Stop at the line containing "import plotly.graph_objects as go": write out every line from the beginning of the entries up to and including it, minus the pictures.

**DATA EXTRACT**
-- Start --

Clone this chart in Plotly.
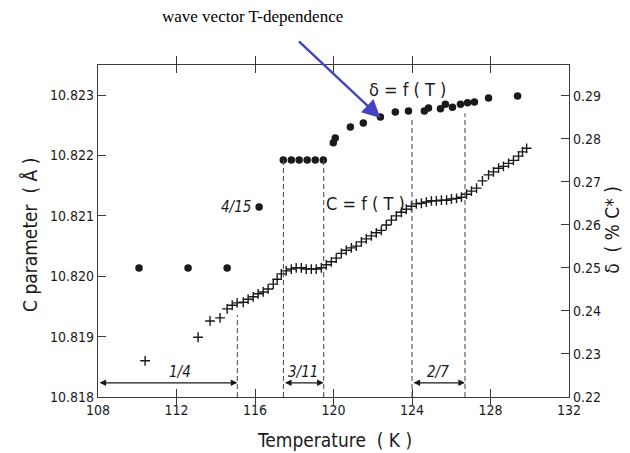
import plotly.graph_objects as go

# Lattice parameter C versus temperature (left axis)
c_temp = [110.40, 113.10, 113.71, 114.22, 114.58, 114.84, 115.09, 115.40, 115.65, 115.91,
          116.16, 116.42, 116.67, 116.93, 117.13, 117.34, 117.59, 117.85, 118.10, 118.36,
          118.61, 118.87, 119.12, 119.38, 119.63, 119.89, 120.14, 120.40, 120.65, 120.91,
          121.16, 121.42, 121.67, 121.93, 122.18, 122.44, 122.69, 122.95, 123.20, 123.46,
          123.71, 123.97, 124.22, 124.48, 124.73, 124.99, 125.24, 125.50, 125.76, 126.01,
          126.27, 126.52, 126.78, 127.03, 127.29, 127.59, 127.90, 128.15, 128.41, 128.66,
          128.92, 129.17, 129.43, 129.63, 129.84]
c_param = [10.81860, 10.81899, 10.81926, 10.81931, 10.81946, 10.81952, 10.81956, 10.81957, 10.81962, 10.81966,
           10.81971, 10.81974, 10.81979, 10.81987, 10.81995, 10.82004, 10.82009, 10.82012, 10.82014, 10.82014,
           10.82012, 10.82012, 10.82012, 10.82014, 10.82019, 10.82024, 10.82030, 10.82038, 10.82043, 10.82047,
           10.82050, 10.82057, 10.82062, 10.82067, 10.82072, 10.82076, 10.82085, 10.82093, 10.82100, 10.82106,
           10.82111, 10.82116, 10.82120, 10.82121, 10.82123, 10.82125, 10.82125, 10.82126, 10.82126, 10.82128,
           10.82129, 10.82131, 10.82136, 10.82141, 10.82146, 10.82158, 10.82168, 10.82173, 10.82179, 10.82182,
           10.82187, 10.82192, 10.82199, 10.82206, 10.82212]

# Modulation wave vector delta versus temperature (right axis)
d_temp = [110.09, 112.59, 114.58, 116.21,
          117.44, 117.85, 118.25, 118.66, 119.07, 119.48,
          119.99, 120.09, 120.86, 121.52, 122.39, 123.15, 123.82, 124.63, 124.84,
          125.45, 125.70, 126.06, 126.47, 126.83, 127.18, 127.90, 129.38]
delta = [0.2500, 0.2500, 0.2500, 0.2642,
         0.2751, 0.2751, 0.2751, 0.2751, 0.2751, 0.2751,
         0.2791, 0.2802, 0.2828, 0.2837, 0.2851, 0.2863, 0.2865, 0.2865, 0.2872,
         0.2870, 0.2881, 0.2874, 0.2881, 0.2884, 0.2886, 0.2895, 0.2900]

# Lock-in phases: boundaries of the commensurate plateaus
phase_labels = ["1/4", "3/11", "2/7"]
phase_start = [108.0, 117.45, 124.0]
phase_end = [115.1, 119.5, 126.7]
phase_label_t = [112.2, 118.46, 125.3]

# Dashed guide lines: temperature and the delta value where each line stops
guide_t = [115.1, 117.45, 119.5, 124.0, 126.7]
guide_top = [0.2391, 0.2751, 0.2751, 0.2849, 0.2860]

x_ticks = [108, 112, 116, 120, 124, 128, 132]
c_ticks = [10.818, 10.819, 10.820, 10.821, 10.822, 10.823]
d_ticks = [0.22, 0.23, 0.24, 0.25, 0.26, 0.27, 0.28, 0.29]

SANS = "Liberation Sans Narrow, DejaVu Sans Condensed, Liberation Sans, Arial"
INK = "#1a1a1a"
AXIS = "#3a3a3a"

fig = go.Figure()

fig.add_trace(go.Scatter(
    x=c_temp, y=c_param, mode="markers", yaxis="y",
    marker=dict(symbol="cross-thin", size=7, line=dict(width=1.4, color=INK)),
    showlegend=False, hoverinfo="x+y"))

fig.add_trace(go.Scatter(
    x=d_temp, y=delta, mode="markers", yaxis="y2",
    marker=dict(symbol="circle", size=7.5, color=INK, line=dict(width=0)),
    showlegend=False, hoverinfo="x+y"))

shapes = []
for t, top in zip(guide_t, guide_top):
    shapes.append(dict(type="line", xref="x", yref="y2", x0=t, x1=t, y0=0.22, y1=top,
                       line=dict(color="#555", width=1.1, dash="5px,3px")))

annotations = []
arrow_y = 0.2233
for lab, t0, t1, tl in zip(phase_labels, phase_start, phase_end, phase_label_t):
    annotations.append(dict(x=t1, y=arrow_y, xref="x", yref="y2", ax=t0, ay=arrow_y,
                            axref="x", ayref="y2", text="", showarrow=True,
                            arrowhead=2, arrowside="end+start", arrowsize=1.1,
                            arrowwidth=1.2, arrowcolor=INK, standoff=0, startstandoff=0))
    annotations.append(dict(x=tl, y=0.2258, xref="x", yref="y2", text="<i>%s</i>" % lab,
                            showarrow=False, font=dict(family=SANS, size=15, color=INK)))


def paper_label(x, y, text, size, angle=0, family=SANS, color=INK):
    return dict(x=x, y=y, xref="paper", yref="paper", text=text, textangle=angle,
                xanchor="center", yanchor="middle", showarrow=False,
                font=dict(family=family, size=size, color=color))


annotations += [
    dict(x=115.9, y=0.2642, xref="x", yref="y2", text="<i>4/15</i>", showarrow=False,
         xanchor="right", font=dict(family=SANS, size=15, color=INK)),
    dict(x=123.77, y=0.2916, xref="x", yref="y2", text="δ = f ( T )", showarrow=False,
         font=dict(family=SANS, size=18, color=INK)),
    dict(x=121.62, y=0.2651, xref="x", yref="y2", text="C = f ( T )", showarrow=False,
         font=dict(family=SANS, size=18, color=INK)),
    # pointer to the delta curve
    dict(x=122.39, y=0.2849, xref="x", yref="y2", ax=-83, ay=-78, text="", showarrow=True,
         arrowhead=2, arrowsize=1.5, arrowwidth=2.4, arrowcolor="#4343c4", standoff=0),
    paper_label(0.327, 1.1446, "wave vector T-dependence", 17,
                family="Liberation Serif, Times New Roman, serif", color="#000"),
    paper_label(0.503, -0.1295, "Temperature  ( K )", 19),
    paper_label(-0.1444, 0.488, "C parameter  ( Å )", 19, angle=-90),
    paper_label(1.091, 0.503, "δ  ( % C* )", 19, angle=-90),
]

fig.update_layout(
    width=630, height=453,
    margin=dict(l=98, r=61, t=65, b=56),
    paper_bgcolor="white", plot_bgcolor="white",
    xaxis=dict(range=[108, 132], tickvals=x_ticks, ticktext=[str(v) for v in x_ticks],
               ticks="inside", ticklen=8, tickwidth=1.2, tickcolor=AXIS,
               showline=True, linecolor=AXIS, linewidth=1.3, mirror="allticks",
               showgrid=False, zeroline=False,
               tickfont=dict(family=SANS, size=14, color=INK)),
    yaxis=dict(range=[10.818, 10.8235], tickvals=c_ticks,
               ticktext=["%.3f" % v for v in c_ticks],
               ticks="inside", ticklen=8, tickwidth=1.2, tickcolor=AXIS,
               showline=True, linecolor=AXIS, linewidth=1.3,
               showgrid=False, zeroline=False,
               tickfont=dict(family=SANS, size=14, color=INK)),
    yaxis2=dict(range=[0.22, 0.2972], tickvals=d_ticks,
                ticktext=["%.2f" % v for v in d_ticks],
                overlaying="y", side="right",
                ticks="inside", ticklen=8, tickwidth=1.2, tickcolor=AXIS,
                showline=True, linecolor=AXIS, linewidth=1.3,
                showgrid=False, zeroline=False,
                tickfont=dict(family=SANS, size=14, color=INK)),
    shapes=shapes,
    annotations=annotations,
)

fig.write_html("out.html")
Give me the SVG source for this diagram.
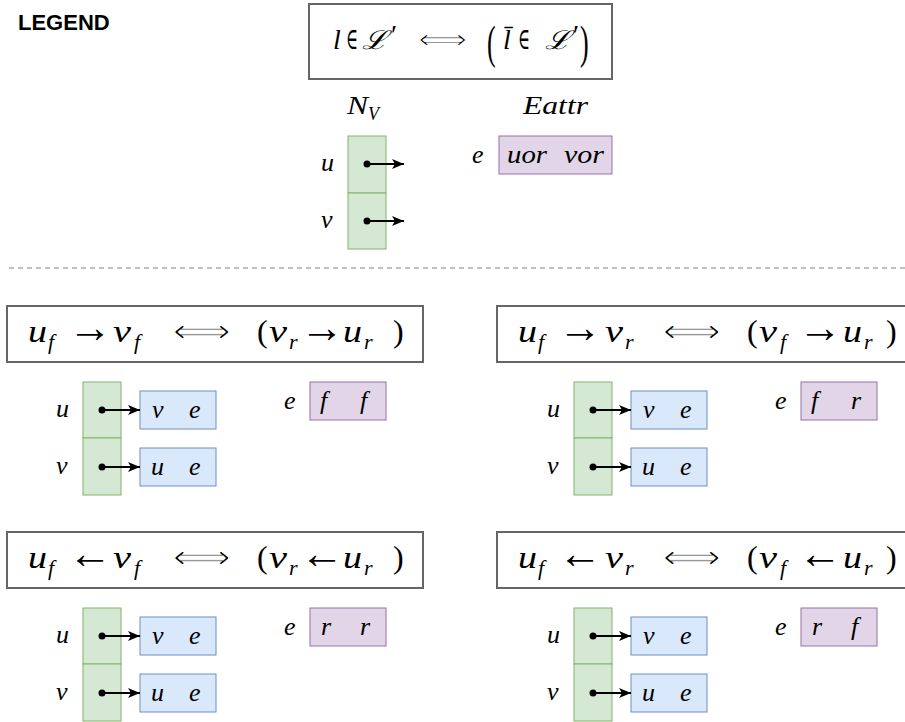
<svg xmlns="http://www.w3.org/2000/svg" width="905" height="722" viewBox="0 0 905 722">
<style>
.bg{fill:#ffffff}
.box{fill:#ffffff;stroke:#666666;stroke-width:2}
.nv{fill:#d5e8d4;stroke:#82b366;stroke-width:1}
.adj{fill:#dae8fc;stroke:#6c8ebf;stroke-width:1}
.attr{fill:#e1d5e7;stroke:#9673a6;stroke-width:1}
.m{font-family:"Liberation Serif","DejaVu Serif",serif;font-style:italic;fill:#000}
.op{font-family:"Liberation Serif","DejaVu Serif",serif;font-style:normal;fill:#000}
.sym{font-family:"DejaVu Sans","Noto Sans",sans-serif;font-style:normal;fill:#000;stroke:#fff;stroke-width:1.1px}
.h{font-size:32px}
.ar{font-size:44px}
.hs{font-size:22px}
.l{font-size:26px}
.leg{font-family:"Liberation Sans",Arial,sans-serif;font-weight:bold;font-size:22px;fill:#000}
.conn{stroke:#000;stroke-width:2;fill:none}
.dot{fill:#000}
.sep{stroke:#808080;stroke-width:1.2;stroke-dasharray:5 4;fill:none}
</style>
<defs>
<marker id="ah" markerWidth="13" markerHeight="11" refX="12" refY="5.5" orient="auto" markerUnits="userSpaceOnUse">
<path d="M0,0.5 L12,5.5 L0,10.5 L3,5.5 Z" fill="#000"/>
</marker>
</defs>
<rect class="bg" x="0" y="0" width="905" height="722"/>

<g id="legend-title"><text class="leg" x="18" y="30">LEGEND</text></g>

<g id="legend-header">
<rect class="box" x="309" y="4" width="303" height="75"/>
<text class="m" font-size="28" x="333" y="49">l</text>
<text class="op" font-size="30" x="346" y="49" textLength="12" lengthAdjust="spacingAndGlyphs">∈</text>
<text class="m" font-size="26" x="362" y="49" textLength="26" lengthAdjust="spacingAndGlyphs" font-family="DejaVu Serif, DejaVu Sans, serif">ℒ</text>
<text class="op" font-size="28" x="391" y="44">′</text>
<text class="sym" font-size="28" x="418" y="49" textLength="49" lengthAdjust="spacingAndGlyphs">⟺</text>
<text class="op" font-size="26" transform="translate(487,58) scale(1,1.8)">(</text>
<text class="m" font-size="28" x="503" y="49">l̄</text>
<text class="op" font-size="30" x="518" y="49" textLength="12" lengthAdjust="spacingAndGlyphs">∈</text>
<text class="m" font-size="26" x="545" y="49" textLength="26" lengthAdjust="spacingAndGlyphs" font-family="DejaVu Serif, DejaVu Sans, serif">ℒ</text>
<text class="op" font-size="28" x="573" y="44">′</text>
<text class="op" font-size="26" transform="translate(580,58) scale(1,1.8)">)</text>
</g>

<g id="legend-nv-title"><text class="m" font-size="26" x="347" y="114" textLength="21" lengthAdjust="spacingAndGlyphs">N</text><text class="m" font-size="18" x="368" y="120">V</text></g>
<g id="legend-eattr-title"><text class="m" font-size="26" x="523" y="114" textLength="65" lengthAdjust="spacingAndGlyphs">Eattr</text></g>

<g id="legend-nv">
<rect class="nv" x="348" y="136" width="38" height="57"/>
<rect class="nv" x="348" y="193" width="38" height="56"/>
<text class="m l" x="321" y="171">u</text>
<text class="m l" x="321" y="228">v</text>
</g>
<g id="legend-eattr">
<text class="m l" x="472" y="163">e</text>
<rect class="attr" x="499" y="136" width="113" height="38"/>
<text class="m l" x="507" y="163" textLength="40" lengthAdjust="spacingAndGlyphs">uor</text>
<text class="m l" x="564" y="163" textLength="40" lengthAdjust="spacingAndGlyphs">vor</text>
</g>

<g id="separator"><line class="sep" x1="9" y1="268" x2="905" y2="268"/></g>

<!-- Section 1 -->
<g id="s1-header">
<rect class="box" x="7" y="306" width="416" height="56"/>
<text class="m h" x="28" y="342" textLength="19" lengthAdjust="spacingAndGlyphs">u</text>
<text class="m hs" x="48" y="349">f</text>
<text class="op ar" x="68" y="342">→</text>
<text class="m h" x="113" y="342" textLength="18" lengthAdjust="spacingAndGlyphs">v</text>
<text class="m hs" x="134" y="349">f</text>
<text class="sym h" x="173" y="342" textLength="58" lengthAdjust="spacingAndGlyphs">⟺</text>
<text class="op h" x="257" y="342">(</text>
<text class="m h" x="269" y="342" textLength="18" lengthAdjust="spacingAndGlyphs">v</text>
<text class="m hs" x="289" y="349">r</text>
<text class="op ar" x="300" y="342">→</text>
<text class="m h" x="343" y="342" textLength="19" lengthAdjust="spacingAndGlyphs">u</text>
<text class="m hs" x="364" y="349">r</text>
<text class="op h" x="393" y="342">)</text>
</g>
<g id="s1-nv">
<rect class="nv" x="83" y="382" width="38" height="56"/>
<rect class="nv" x="83" y="438" width="38" height="57"/>
<text class="m l" x="56" y="417">u</text>
<text class="m l" x="56" y="474">v</text>
</g>
<g id="s1-adj-u"><rect class="adj" x="140" y="391" width="76" height="38"/><text class="m l" x="152" y="418">v</text><text class="m l" x="189" y="418">e</text></g>
<g id="s1-adj-v"><rect class="adj" x="140" y="448" width="76" height="38"/><text class="m l" x="151" y="475">u</text><text class="m l" x="189" y="475">e</text></g>
<g id="s1-eattr">
<text class="m l" x="284" y="409">e</text>
<rect class="attr" x="310" y="382" width="76" height="38"/>
<text class="m l" x="320" y="409">f</text><text class="m l" x="360" y="409">f</text>
</g>

<!-- Section 2 -->
<g id="s2-header">
<rect class="box" x="497" y="306" width="416" height="56"/>
<text class="m h" x="518" y="342" textLength="19" lengthAdjust="spacingAndGlyphs">u</text>
<text class="m hs" x="538" y="349">f</text>
<text class="op ar" x="558" y="342">→</text>
<text class="m h" x="605" y="342" textLength="18" lengthAdjust="spacingAndGlyphs">v</text>
<text class="m hs" x="625" y="349">r</text>
<text class="sym h" x="663" y="342" textLength="58" lengthAdjust="spacingAndGlyphs">⟺</text>
<text class="op h" x="747" y="342">(</text>
<text class="m h" x="759" y="342" textLength="18" lengthAdjust="spacingAndGlyphs">v</text>
<text class="m hs" x="780" y="349">f</text>
<text class="op ar" x="798" y="342">→</text>
<text class="m h" x="843" y="342" textLength="19" lengthAdjust="spacingAndGlyphs">u</text>
<text class="m hs" x="864" y="349">r</text>
<text class="op h" x="886" y="342">)</text>
</g>
<g id="s2-nv">
<rect class="nv" x="574" y="382" width="38" height="56"/>
<rect class="nv" x="574" y="438" width="38" height="57"/>
<text class="m l" x="547" y="417">u</text>
<text class="m l" x="547" y="474">v</text>
</g>
<g id="s2-adj-u"><rect class="adj" x="631" y="391" width="76" height="38"/><text class="m l" x="643" y="418">v</text><text class="m l" x="680" y="418">e</text></g>
<g id="s2-adj-v"><rect class="adj" x="631" y="448" width="76" height="38"/><text class="m l" x="642" y="475">u</text><text class="m l" x="680" y="475">e</text></g>
<g id="s2-eattr">
<text class="m l" x="775" y="409">e</text>
<rect class="attr" x="801" y="382" width="76" height="38"/>
<text class="m l" x="811" y="409">f</text><text class="m l" x="851" y="409">r</text>
</g>

<!-- Section 3 -->
<g id="s3-header">
<rect class="box" x="7" y="532" width="416" height="56"/>
<text class="m h" x="28" y="568" textLength="19" lengthAdjust="spacingAndGlyphs">u</text>
<text class="m hs" x="48" y="575">f</text>
<text class="op ar" x="68" y="568">←</text>
<text class="m h" x="113" y="568" textLength="18" lengthAdjust="spacingAndGlyphs">v</text>
<text class="m hs" x="134" y="575">f</text>
<text class="sym h" x="173" y="568" textLength="58" lengthAdjust="spacingAndGlyphs">⟺</text>
<text class="op h" x="257" y="568">(</text>
<text class="m h" x="269" y="568" textLength="18" lengthAdjust="spacingAndGlyphs">v</text>
<text class="m hs" x="289" y="575">r</text>
<text class="op ar" x="300" y="568">←</text>
<text class="m h" x="343" y="568" textLength="19" lengthAdjust="spacingAndGlyphs">u</text>
<text class="m hs" x="364" y="575">r</text>
<text class="op h" x="393" y="568">)</text>
</g>
<g id="s3-nv">
<rect class="nv" x="83" y="608" width="38" height="56"/>
<rect class="nv" x="83" y="664" width="38" height="57"/>
<text class="m l" x="56" y="643">u</text>
<text class="m l" x="56" y="700">v</text>
</g>
<g id="s3-adj-u"><rect class="adj" x="140" y="617" width="76" height="38"/><text class="m l" x="152" y="644">v</text><text class="m l" x="189" y="644">e</text></g>
<g id="s3-adj-v"><rect class="adj" x="140" y="674" width="76" height="38"/><text class="m l" x="151" y="701">u</text><text class="m l" x="189" y="701">e</text></g>
<g id="s3-eattr">
<text class="m l" x="284" y="635">e</text>
<rect class="attr" x="310" y="608" width="76" height="38"/>
<text class="m l" x="321" y="635">r</text><text class="m l" x="360" y="635">r</text>
</g>

<!-- Section 4 -->
<g id="s4-header">
<rect class="box" x="497" y="532" width="416" height="56"/>
<text class="m h" x="518" y="568" textLength="19" lengthAdjust="spacingAndGlyphs">u</text>
<text class="m hs" x="538" y="575">f</text>
<text class="op ar" x="558" y="568">←</text>
<text class="m h" x="605" y="568" textLength="18" lengthAdjust="spacingAndGlyphs">v</text>
<text class="m hs" x="625" y="575">r</text>
<text class="sym h" x="663" y="568" textLength="58" lengthAdjust="spacingAndGlyphs">⟺</text>
<text class="op h" x="747" y="568">(</text>
<text class="m h" x="759" y="568" textLength="18" lengthAdjust="spacingAndGlyphs">v</text>
<text class="m hs" x="780" y="575">f</text>
<text class="op ar" x="798" y="568">←</text>
<text class="m h" x="843" y="568" textLength="19" lengthAdjust="spacingAndGlyphs">u</text>
<text class="m hs" x="864" y="575">r</text>
<text class="op h" x="886" y="568">)</text>
</g>
<g id="s4-nv">
<rect class="nv" x="574" y="608" width="38" height="56"/>
<rect class="nv" x="574" y="664" width="38" height="57"/>
<text class="m l" x="547" y="643">u</text>
<text class="m l" x="547" y="700">v</text>
</g>
<g id="s4-adj-u"><rect class="adj" x="631" y="617" width="76" height="38"/><text class="m l" x="643" y="644">v</text><text class="m l" x="680" y="644">e</text></g>
<g id="s4-adj-v"><rect class="adj" x="631" y="674" width="76" height="38"/><text class="m l" x="642" y="701">u</text><text class="m l" x="680" y="701">e</text></g>
<g id="s4-eattr">
<text class="m l" x="775" y="635">e</text>
<rect class="attr" x="801" y="608" width="76" height="38"/>
<text class="m l" x="812" y="635">r</text><text class="m l" x="851" y="635">f</text>
</g>

<g id="connectors">
<circle class="dot" cx="367" cy="164" r="3.5"/><line class="conn" x1="367" y1="164" x2="404" y2="164" marker-end="url(#ah)"/>
<circle class="dot" cx="367" cy="221" r="3.5"/><line class="conn" x1="367" y1="221" x2="404" y2="221" marker-end="url(#ah)"/>
<circle class="dot" cx="102" cy="410" r="3.5"/><line class="conn" x1="102" y1="410" x2="140" y2="410" marker-end="url(#ah)"/>
<circle class="dot" cx="102" cy="467" r="3.5"/><line class="conn" x1="102" y1="467" x2="140" y2="467" marker-end="url(#ah)"/>
<circle class="dot" cx="593" cy="410" r="3.5"/><line class="conn" x1="593" y1="410" x2="631" y2="410" marker-end="url(#ah)"/>
<circle class="dot" cx="593" cy="467" r="3.5"/><line class="conn" x1="593" y1="467" x2="631" y2="467" marker-end="url(#ah)"/>
<circle class="dot" cx="102" cy="636" r="3.5"/><line class="conn" x1="102" y1="636" x2="140" y2="636" marker-end="url(#ah)"/>
<circle class="dot" cx="102" cy="693" r="3.5"/><line class="conn" x1="102" y1="693" x2="140" y2="693" marker-end="url(#ah)"/>
<circle class="dot" cx="593" cy="636" r="3.5"/><line class="conn" x1="593" y1="636" x2="631" y2="636" marker-end="url(#ah)"/>
<circle class="dot" cx="593" cy="693" r="3.5"/><line class="conn" x1="593" y1="693" x2="631" y2="693" marker-end="url(#ah)"/>
</g>
</svg>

-- End --

**SOLUTION FOR THIS PROBLEM**
Clone this chart in Plotly.
import plotly.graph_objects as go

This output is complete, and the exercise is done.